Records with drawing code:
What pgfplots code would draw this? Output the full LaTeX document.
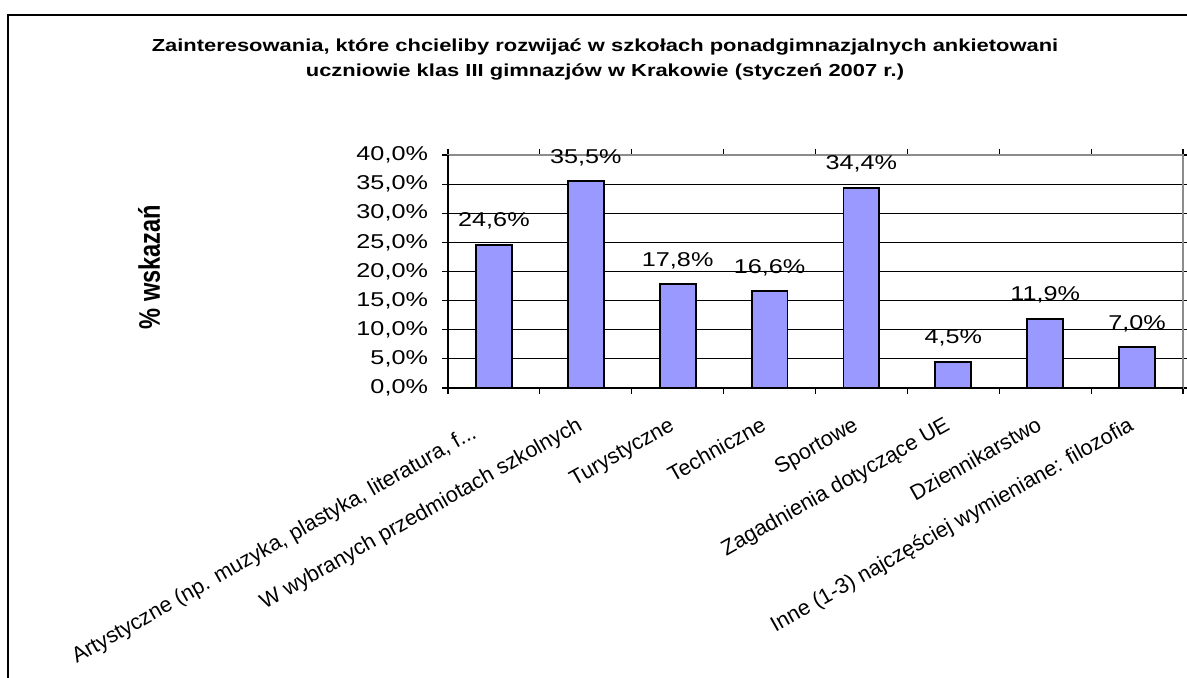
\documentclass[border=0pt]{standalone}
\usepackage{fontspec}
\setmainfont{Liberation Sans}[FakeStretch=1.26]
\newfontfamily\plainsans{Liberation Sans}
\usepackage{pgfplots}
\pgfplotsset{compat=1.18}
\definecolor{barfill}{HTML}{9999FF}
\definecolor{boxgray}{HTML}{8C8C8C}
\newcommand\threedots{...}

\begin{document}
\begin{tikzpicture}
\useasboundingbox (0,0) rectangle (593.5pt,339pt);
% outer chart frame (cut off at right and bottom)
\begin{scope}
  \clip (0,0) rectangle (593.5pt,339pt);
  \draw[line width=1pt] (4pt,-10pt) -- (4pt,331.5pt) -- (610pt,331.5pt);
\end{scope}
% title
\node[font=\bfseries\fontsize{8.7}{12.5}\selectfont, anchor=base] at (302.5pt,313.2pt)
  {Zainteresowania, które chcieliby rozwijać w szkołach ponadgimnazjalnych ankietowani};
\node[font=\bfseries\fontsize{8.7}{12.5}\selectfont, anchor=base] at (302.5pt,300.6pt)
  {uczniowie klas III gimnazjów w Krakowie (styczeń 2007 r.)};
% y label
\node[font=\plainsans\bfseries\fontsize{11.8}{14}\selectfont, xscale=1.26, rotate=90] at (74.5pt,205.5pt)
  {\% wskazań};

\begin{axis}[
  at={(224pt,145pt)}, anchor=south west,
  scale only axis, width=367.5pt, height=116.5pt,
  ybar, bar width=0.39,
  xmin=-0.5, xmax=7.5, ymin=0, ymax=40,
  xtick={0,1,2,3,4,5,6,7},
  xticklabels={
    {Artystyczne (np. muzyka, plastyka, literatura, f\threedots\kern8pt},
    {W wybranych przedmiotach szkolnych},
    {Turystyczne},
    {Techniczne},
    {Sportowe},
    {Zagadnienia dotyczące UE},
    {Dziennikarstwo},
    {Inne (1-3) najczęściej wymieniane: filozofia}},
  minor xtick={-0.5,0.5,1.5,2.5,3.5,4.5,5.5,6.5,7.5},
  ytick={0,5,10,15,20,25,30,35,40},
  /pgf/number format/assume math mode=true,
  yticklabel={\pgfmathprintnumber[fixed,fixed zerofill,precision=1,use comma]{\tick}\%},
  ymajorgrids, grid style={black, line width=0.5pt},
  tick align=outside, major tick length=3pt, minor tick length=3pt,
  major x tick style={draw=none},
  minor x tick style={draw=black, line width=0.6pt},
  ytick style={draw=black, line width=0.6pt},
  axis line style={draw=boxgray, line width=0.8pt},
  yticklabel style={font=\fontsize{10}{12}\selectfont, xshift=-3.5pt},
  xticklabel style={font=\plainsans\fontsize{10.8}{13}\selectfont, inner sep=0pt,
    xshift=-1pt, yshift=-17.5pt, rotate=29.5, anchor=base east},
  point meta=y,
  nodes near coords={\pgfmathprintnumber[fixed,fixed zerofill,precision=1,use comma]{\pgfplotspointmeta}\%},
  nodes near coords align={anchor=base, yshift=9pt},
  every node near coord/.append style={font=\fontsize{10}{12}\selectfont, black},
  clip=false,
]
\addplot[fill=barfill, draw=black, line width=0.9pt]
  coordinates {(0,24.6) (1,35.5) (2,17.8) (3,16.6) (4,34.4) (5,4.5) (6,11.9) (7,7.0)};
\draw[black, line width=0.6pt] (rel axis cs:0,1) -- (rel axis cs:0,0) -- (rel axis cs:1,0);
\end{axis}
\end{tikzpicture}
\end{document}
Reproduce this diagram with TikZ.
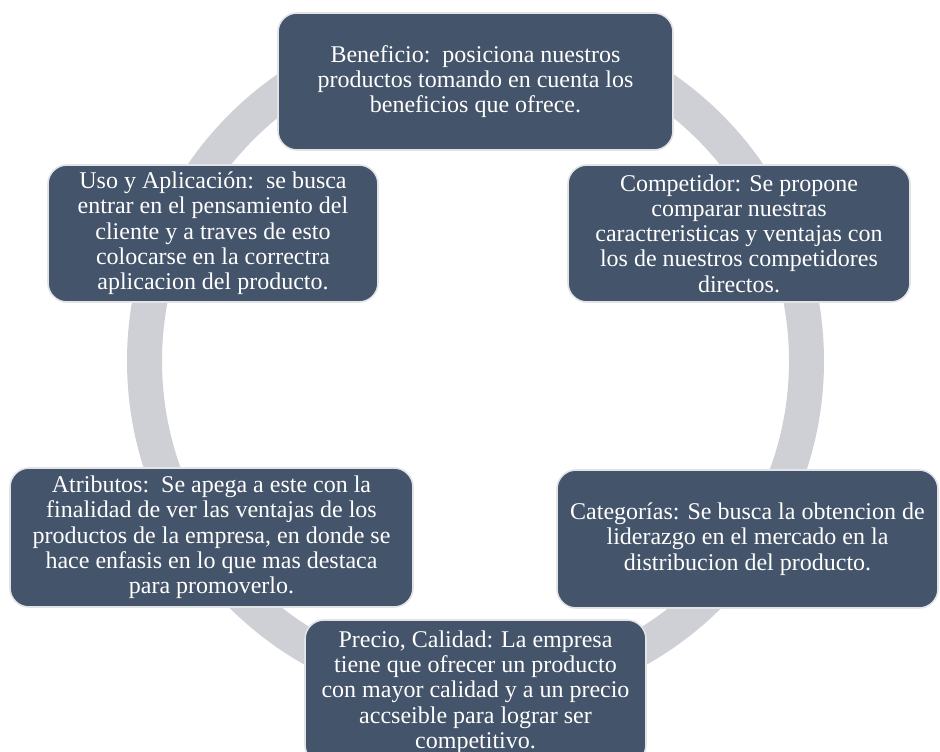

EXERCISE DESCRIPTION: Pick out each line containing "this" and report it.

SOLVED PROBLEM:
What pgfplots code would draw this? Output the full LaTeX document.
Reproduce this diagram with TikZ.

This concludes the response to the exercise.